Emails show energy industry’s quick steps on methane rule
WASHINGTON — Not long after President Donald Trump’s inauguration, the head of a fossil-fuels industry group requested a call with the president’s transition team. The subject: Barack Obama’s requirement that oil and gas companies begin collecting data on their releases of methane.
That outreach, by Kathleen Sgamma, president of the Western Energy Alliance, appeared to quickly yield the desired results.
“Looks like this will be easier than we thought,” David Kreutzer, an economist who was helping to organize the new president’s Environmental Protection Agency, wrote of canceling the methane reporting requirement in an email to another member of the transition team on Feb. 10, 2017.
Three weeks after that email, the EPA officially withdrew the reporting requirement — and effectively blocked the compilation of data that would allow for new regulations to control methane, a powerful climate-warming gas.
The emails are included in hundreds of pages of EPA staff correspondence and interviews recently made public in a lawsuit that 15 states have filed against the agency over the regulation of methane. Led by Massachusetts and New York, the states say the documents prove that fossil-fuel industry players, working with allies in the early days of Trump’s EPA, engineered the repeal of the methane reporting requirements with no internal analysis, then created the rationale for the decision after the fact.
That repeal, the states assert, illegally delayed the development of additional regulations to reduce methane emissions that the administration did not want.

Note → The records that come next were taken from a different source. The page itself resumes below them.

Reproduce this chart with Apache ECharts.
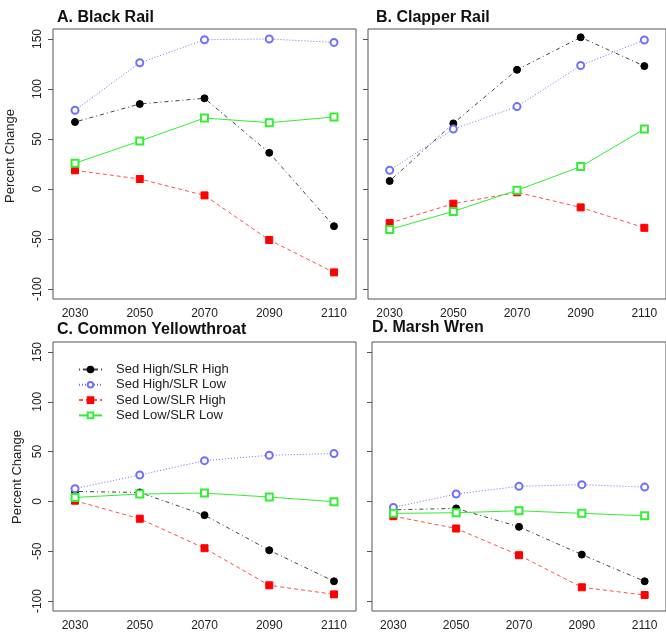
<!DOCTYPE html>
<html><head><meta charset="utf-8">
<script src="https://cdn.jsdelivr.net/npm/echarts@6/dist/echarts.min.js"></script>
<style>html,body{margin:0;padding:0;background:#fff}#c{width:666px;height:632px}</style>
</head><body><div id="c"></div>
<script>
var years = [2030, 2050, 2070, 2090, 2110];
var yTicks = [-100, -50, 0, 50, 100, 150];
var seriesNames = ['Sed High/SLR High', 'Sed High/SLR Low', 'Sed Low/SLR High', 'Sed Low/SLR Low'];
var panelTitles = ['A. Black Rail', 'B. Clapper Rail', 'C. Common Yellowthroat', 'D. Marsh Wren'];

// A. Black Rail
var aHH = [67, 85, 90.7, 36.2, -37.2];
var aHL = [78.7, 126.2, 149.3, 150, 146.6];
var aLH = [18.7, 10, -6.4, -51, -83.4];
var aLL = [25.8, 47.9, 71, 66.3, 72];
// B. Clapper Rail
var bHH = [8, 65.6, 119.2, 151.7, 122.9];
var bHL = [18.7, 59.9, 82.4, 123.5, 149];
var bLH = [-34.1, -14.7, -3.3, -18.4, -38.8];
var bLL = [-40.5, -22.4, -1.3, 22.4, 59.9];
// C. Common Yellowthroat
var cHH = [10, 9, -13.8, -49, -80.2];
var cHL = [12.8, 26.5, 40.9, 46.3, 48];
var cLH = [0.7, -17.4, -47, -84.2, -93.3];
var cLL = [4, 7.4, 8.4, 4.4, -0.3];
// D. Marsh Wren
var dHH = [-8.4, -7, -25.5, -53.4, -80.2];
var dHL = [-6, 7.4, 15.1, 16.8, 14.4];
var dLH = [-14.8, -27.2, -54, -86.2, -94];
var dLL = [-12, -11.4, -9.4, -12, -14.4];

var panels = [[aHH, aHL, aLH, aLL], [bHH, bHL, bLH, bLL], [cHH, cHL, cLH, cLL], [dHH, dHL, dLH, dLL]];

var FONT = 'Liberation Sans, Arial, sans-serif';
var styles = [
  {color: '#000000', line: '#444444', symbol: 'circle', dash: [1, 3, 4, 3]},
  {color: '#7070ff', line: '#7070ff', symbol: 'emptyCircle', dash: [1, 2]},
  {color: '#ff0000', line: '#ff5050', symbol: 'rect', dash: [4, 3]},
  {color: '#33ee33', line: '#33ee33', symbol: 'emptyRect', dash: 'solid'}
];

var grids = [
  {left: 53, top: 29, width: 303, height: 270},
  {left: 368, top: 29, width: 303, height: 270},
  {left: 53, top: 342, width: 303, height: 270},
  {left: 372, top: 342, width: 303, height: 270}
];
var titlePos = [[57, 10], [376, 10], [57, 322], [372, 320]];

function plain(v) { return String(v); }

var xAxes = [], yAxes = [], series = [], titles = [];
grids.forEach(function (g, i) {
  g.show = true; g.borderColor = '#555'; g.borderWidth = 1; g.backgroundColor = 'transparent';
  xAxes.push({
    type: 'value', gridIndex: i, min: 2023.2, max: 2116.8,
    axisLine: {show: false}, splitLine: {show: false},
    axisTick: {show: false},
    axisLabel: {customValues: years, formatter: plain, margin: 9, color: '#222', fontSize: 12, fontFamily: FONT}
  });
  yAxes.push({
    type: 'value', gridIndex: i, min: -110, max: 160,
    axisLine: {show: false}, splitLine: {show: false},
    axisTick: {show: true, customValues: yTicks, length: 5, lineStyle: {color: '#555'}},
    axisLabel: {show: i % 2 === 0, customValues: yTicks, formatter: plain, rotate: 90, margin: 9, color: '#222', fontSize: 12, fontFamily: FONT}
  });
  titles.push({
    text: panelTitles[i], left: titlePos[i][0], top: titlePos[i][1], padding: 0,
    textStyle: {fontSize: 16, fontWeight: 'bold', color: '#111', fontFamily: FONT}
  });
  panels[i].forEach(function (vals, k) {
    var st = styles[k];
    series.push({
      name: seriesNames[k], type: 'line', xAxisIndex: i, yAxisIndex: i,
      data: years.map(function (y, j) { return [y, vals[j]]; }),
      symbol: st.symbol, symbolSize: 7, showAllSymbol: true,
      lineStyle: {color: st.line, width: 1, type: st.dash},
      itemStyle: {color: st.color, borderColor: st.color, borderWidth: 1},
      emphasis: {disabled: true}
    });
  });
});

var chart = echarts.init(document.getElementById('c'), null, {renderer: 'canvas'});
chart.setOption({
  animation: false,
  backgroundColor: '#fff',
  title: titles,
  grid: grids,
  xAxis: xAxes,
  yAxis: yAxes,
  legend: {
    data: seriesNames, orient: 'vertical', left: 78, top: 363,
    itemWidth: 23, itemHeight: 7, itemGap: 2.3, padding: 0,
    textStyle: {fontSize: 13, color: '#222', fontFamily: FONT, padding: [0, 0, 0, 9]}
  },
  graphic: [
    {type: 'text', x: 10, y: 156, rotation: Math.PI / 2,
     style: {text: 'Percent Change', fontSize: 13, fontFamily: FONT, fill: '#222', align: 'center', verticalAlign: 'middle'}},
    {type: 'text', x: 17, y: 477, rotation: Math.PI / 2,
     style: {text: 'Percent Change', fontSize: 13, fontFamily: FONT, fill: '#222', align: 'center', verticalAlign: 'middle'}}
  ],
  series: series
});
</script>
</body></html>
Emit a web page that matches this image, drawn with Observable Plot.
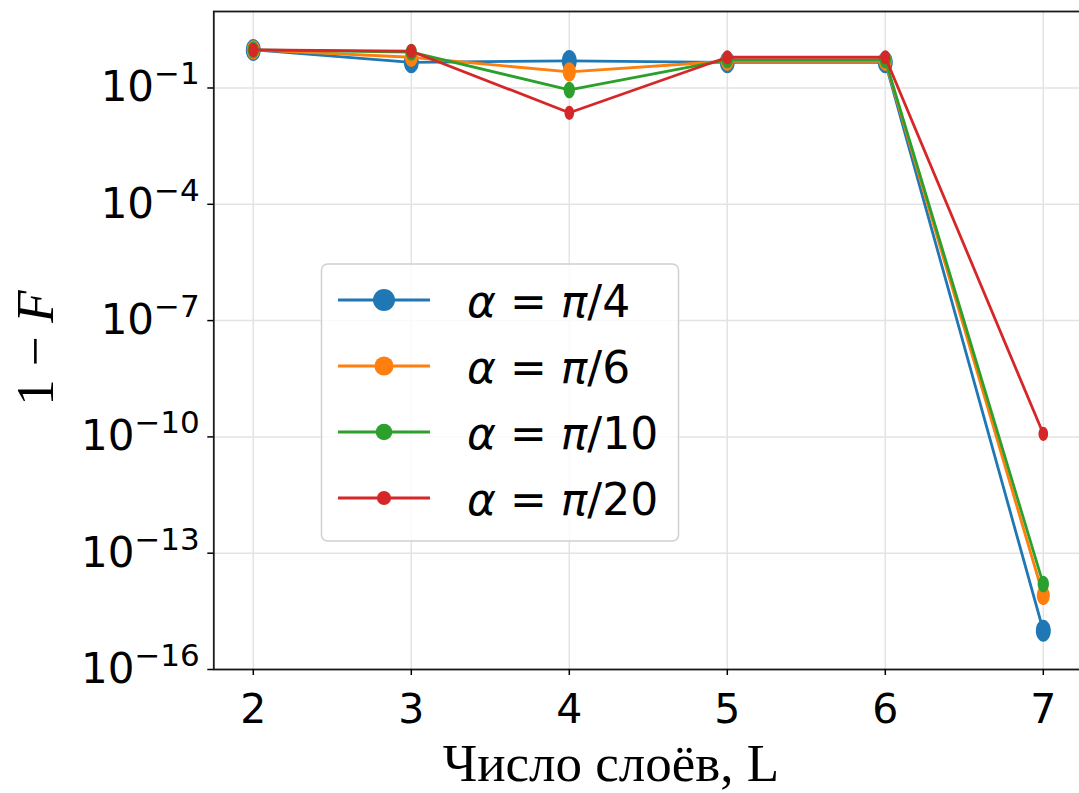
<!DOCTYPE html>
<html><head><meta charset="utf-8">
<script src="https://cdn.jsdelivr.net/npm/d3@7"></script>
<script src="https://cdn.jsdelivr.net/npm/@observablehq/plot@0.6"></script>
<style>body{margin:0;background:#fff;} #chart svg{display:block;}</style>
</head><body><div id="chart"></div>
<script>
// ---- data ----
const layers = [2, 3, 4, 5, 6, 7];
const seriesNames = ["α = π/4", "α = π/6", "α = π/10", "α = π/20"];
const valuesPi4  = [0.96, 0.46, 0.50,  0.46, 0.46, 1.0e-15];
const valuesPi6  = [0.96, 0.62, 0.26,  0.49, 0.49, 8.1e-15];
const valuesPi10 = [0.96, 0.84, 0.089, 0.53, 0.53, 1.6e-14];
const valuesPi20 = [0.96, 0.89, 0.023, 0.62, 0.62, 1.2e-10];
const xTicks = [2, 3, 4, 5, 6, 7];
const yTicks = [1e-1, 1e-4, 1e-7, 1e-10, 1e-13, 1e-16];
const yTickExponents = ["−1", "−4", "−7", "−10", "−13", "−16"];
const xLabel = "Число слоёв, L";

// ---- styles ----
const colors = ["#1f77b4", "#ff7f0e", "#2ca02c", "#d62728"];
const markerR = [11, 9.6, 8.3, 7.1];
const allValues = [valuesPi4, valuesPi6, valuesPi10, valuesPi20];

const rows = seriesNames.map((name, i) =>
  layers.map((L, j) => ({series: name, L, v: allValues[i][j]})));

// elliptical marker (markers are horizontally compressed in the reference)
const ellipse = {
  draw(ctx, size) {
    const r = Math.sqrt(size / Math.PI), rx = r * 0.68, ry = r, k = 0.5523;
    ctx.moveTo(rx, 0);
    ctx.bezierCurveTo(rx, ry * k, rx * k, ry, 0, ry);
    ctx.bezierCurveTo(-rx * k, ry, -rx, ry * k, -rx, 0);
    ctx.bezierCurveTo(-rx, -ry * k, -rx * k, -ry, 0, -ry);
    ctx.bezierCurveTo(rx * k, -ry, rx, -ry * k, rx, 0);
    ctx.closePath();
  }
};

const seriesMarks = rows.flatMap((data, i) => [
  Plot.line(data, {x: "L", y: "v", stroke: colors[i], strokeWidth: 2.8}),
  Plot.dot(data, {x: "L", y: "v", symbol: ellipse, r: markerR[i], fill: colors[i], stroke: "none"})
]);

const plot = Plot.plot({
  width: 1079, height: 793,
  marginLeft: 213.3, marginRight: -3.3, marginTop: 11, marginBottom: 124,
  x: {domain: [1.75, 7.25], label: null},
  y: {type: "log", domain: [1e-16, Math.pow(10, 0.973)], label: null},
  style: {fontFamily: "DejaVu Sans", background: "white", color: "black", overflow: "hidden"},
  marks: [
    Plot.gridX(xTicks, {stroke: "#e3e3e3", strokeOpacity: 1, strokeWidth: 1.5}),
    Plot.gridY(yTicks, {stroke: "#e3e3e3", strokeOpacity: 1, strokeWidth: 1.5}),
    ...seriesMarks,
    Plot.frame({stroke: "#1a1a1a", strokeWidth: 1.8}),
    Plot.axisX(xTicks, {tickSize: 6, tickPadding: 18, fontSize: 41, strokeWidth: 1.5, label: null,
      tickFormat: d => String(d)}),
    Plot.axisY(yTicks, {tickSize: 6, tickPadding: 8, fontSize: 42, strokeWidth: 1.5, label: null,
      tickFormat: d => "10^" + yTickExponents[yTicks.indexOf(d)]})
  ]
});
document.getElementById("chart").appendChild(plot);

const svg = d3.select(plot);
// superscripts for the log tick labels
svg.selectAll('g[aria-label="y-axis tick label"] text').each(function() {
  const t = this.textContent;
  if (!t.includes("^")) return;
  const [base, exp] = t.split("^");
  const el = d3.select(this);
  el.text(null);
  el.append("tspan").text(base);
  el.append("tspan").attr("dy", "-17").attr("font-size", "31").text(exp);
});

// axis labels
svg.append("text")
  .attr("transform", "translate(53,348) rotate(-90)")
  .attr("text-anchor", "middle")
  .attr("font-family", "Liberation Serif")
  .attr("font-size", 53)
  .attr("fill", "black")
  .style("white-space", "pre")
  .html('1 − <tspan font-style="italic">F</tspan>');

svg.append("text")
  .attr("x", 611).attr("y", 781)
  .attr("text-anchor", "middle")
  .attr("font-family", "Liberation Serif")
  .attr("font-size", 53)
  .attr("fill", "black")
  .text(xLabel);

// legend
const lg = svg.append("g").attr("font-family", "DejaVu Sans").attr("text-anchor", "start");
lg.append("rect")
  .attr("x", 321.5).attr("y", 264).attr("width", 357).attr("height", 277)
  .attr("rx", 6).attr("fill", "white").attr("fill-opacity", 0.8)
  .attr("stroke", "#d0d0d0").attr("stroke-width", 1.5);
seriesNames.forEach((name, i) => {
  const cy = 300 + i * 66;
  lg.append("line").attr("x1", 338).attr("x2", 430).attr("y1", cy).attr("y2", cy)
    .attr("stroke", colors[i]).attr("stroke-width", 2.8);
  lg.append("circle").attr("cx", 384).attr("cy", cy).attr("r", markerR[i]).attr("fill", colors[i]);
  const parts = name.split(" ");
  const t = lg.append("text").attr("x", 467).attr("y", cy + 17).attr("font-size", 44)
    .attr("fill", "black").style("white-space", "pre");
  t.append("tspan").attr("font-style", "italic").text("α");
  t.append("tspan").text(" = ");
  t.append("tspan").attr("font-style", "italic").text("π");
  t.append("tspan").text(parts[2].slice(1));
});
</script>
</body></html>
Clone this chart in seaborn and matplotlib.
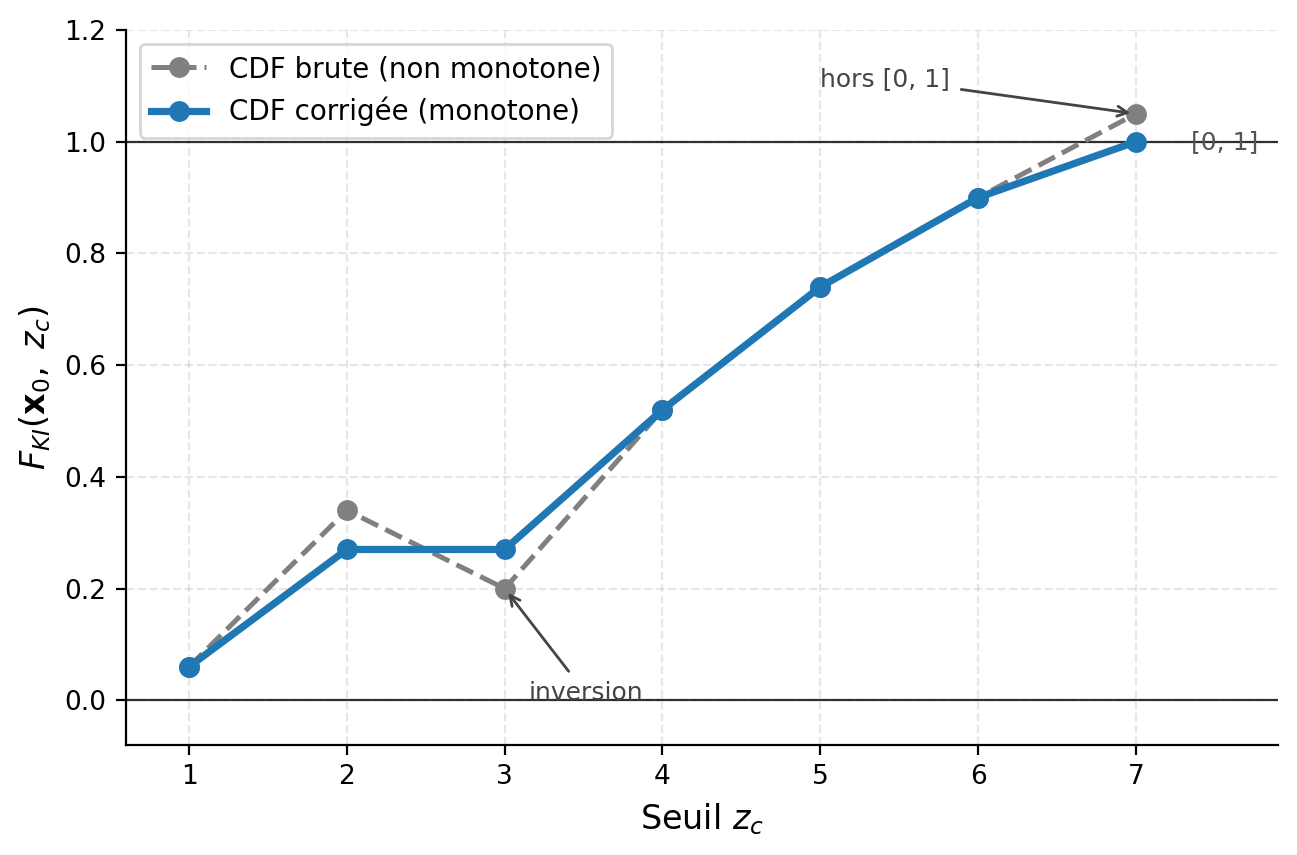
import numpy as np
import pandas as pd
import matplotlib
matplotlib.use("Agg")
import matplotlib.pyplot as plt
import seaborn as sns

# seuils et valeurs de la CDF
seuils = [1, 2, 3, 4, 5, 6, 7]
cdf_brute = [0.06, 0.34, 0.20, 0.52, 0.74, 0.90, 1.05]
cdf_corrigee = [0.06, 0.27, 0.27, 0.52, 0.74, 0.90, 1.00]

df = pd.DataFrame({"zc": seuils, "brute": cdf_brute, "corrigee": cdf_corrigee})

plt.rcParams["font.family"] = ["DejaVu Sans"]

fig, ax = plt.subplots(figsize=(6.485, 4.275), dpi=200)
fig.subplots_adjust(left=0.0971, right=0.9853, top=0.9649, bottom=0.1287)

ax.grid(True, linestyle="--", alpha=0.3)
ax.axhline(0, color="k", lw=0.8, alpha=0.8)
ax.axhline(1, color="k", lw=0.8, alpha=0.8)

sns.lineplot(data=df, x="zc", y="brute", ax=ax, color="gray", linestyle="--",
             lw=1.8, marker="o", markersize=7.5, markeredgewidth=0,
             label="CDF brute (non monotone)")
sns.lineplot(data=df, x="zc", y="corrigee", ax=ax, color="#1f77b4", lw=2.6,
             marker="o", markersize=7.5, markeredgewidth=0,
             label="CDF corrigée (monotone)")

ax.annotate("hors [0, 1]", xy=(7, 1.05), xytext=(5, 1.1), fontsize=9,
            color="#444444",
            arrowprops=dict(arrowstyle="->", color="#444444", lw=1))
ax.annotate("inversion", xy=(3, 0.2), xytext=(3.15, 0.0), fontsize=9,
            color="#444444",
            arrowprops=dict(arrowstyle="->", color="#444444", lw=1))
ax.text(7.35, 1.0, "[0, 1]", va="center", fontsize=9, color="#555555")

ax.set_xlim(0.6, 7.9)
ax.set_ylim(-0.08, 1.2)
ax.set_xticks(seuils)
ax.tick_params(labelsize=9.5)
ax.set_xlabel("Seuil $z_c$", fontsize=12)
ax.set_ylabel(r"$F_{KI}(\mathbf{x}_0,\ z_c)$", fontsize=12)
sns.despine(ax=ax)
ax.legend(loc="upper left", fontsize=10)

plt.savefig("out.png", dpi=200)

If the states succeed, a judge could, as early as this summer, order the federal government to impose restrictions on thousands of oil and gas wells, storage facilities and pipelines across the United States. Just last week, a federal court, restoring an Obama-era regulation, struck down a Bureau of Land Management effort to weaken restrictions on methane gas releases from drilling on public lands.
Methane, which leaks from oil and gas wells, accounts for about 10% of greenhouse gas emissions from human activity in the United States, according to EPA data. But studies indicate it is about 30 times more potent over the course of a century than carbon dioxide in altering the Earth’s climate and is responsible for about a quarter of man-made global warming.
‘WE’VE GOT THE RECEIPTS’
Several attorneys general have filed a motion for summary judgment with the U.S. Circuit Court for the District of Columbia asking it to compel the EPA to set new standards.
“From the start, we’ve known the Trump Administration has been more interested in greasing the skids for the fossil-fuel industry to make billions than protecting the health of our communities, and now we’ve got the receipts,” said Maura Healey, the attorney general of Massachusetts.
James Hewitt, an EPA spokesman, declined to comment on the substance of the lawsuit’s allegations, saying in a statement the agency intended to file its response by Aug. 14.
Sgamma and Kreutzer said that, because it was clear that the Trump administration would have a different policy on methane from the Obama administration, career staff members at the EPA agreed that continuing with a requirement to collect data on releases of methane no longer made sense.
“It would have been a waste of time to submit data that weren’t going to be used,” Sgamma said of her email. “I merely called this to their attention.”
Obama’s 2015 methane regulation required companies to install technology to detect and fix methane leaks in all new and heavily modified facilities.
Under the Clean Air Act, when the EPA moves to regulate pollution from new sources, the agency also must develop pollution standards for existing sources. In preparation for developing a second regulation for existing facilities, the agency in late 2016 required companies to report information about their emissions, their equipment and their methane controls. The so-called information collection request became known as the ICR.
According to the emails made public in the lawsuit, Sgamma reached out to Kreutzer on Feb. 2. “I know you’re under water right now,” she wrote, but she hoped they might find time to talk about the reporting requirement that she said was creating “confusion” for companies.
The two spoke and on Feb. 10 Sgamma followed up with another email outlining “key rationales” for eliminating the reporting requirement, or to allow companies more time.
EPA CONTACTS
“It seems unlikely that the new EPA will approach this ‘existing’ source regulation in the same way,” Sgamma wrote. If the agency is not likely to regulate current sources of methane, she added, “then it does not make sense for every operator in the country to go through this burdensome information request.”
That day, Kreutzer called Sarah Dunham, then the acting administrator of the EPA’s air office, and contacted David Schnare, a longtime opponent of climate science and another member of the EPA transition team.
In an afternoon email to Dunham with the subject line “Re: Quashing the ICR,” Kreutzer asked her to draft a request to withdraw the methane information collection.
On March 2, the EPA administrator, Scott Pruitt, formally announced the immediate withdrawal of the information request.
“Today’s action will reduce burdens on businesses while we take a closer look at the need for additional information from this industry,” he said.
The agency later said the decision brought the EPA into compliance with Trump’s executive order to roll back his predecessor’s climate-change regulations — but that executive order was issued March 28, almost a month after the agency had stopped collecting data.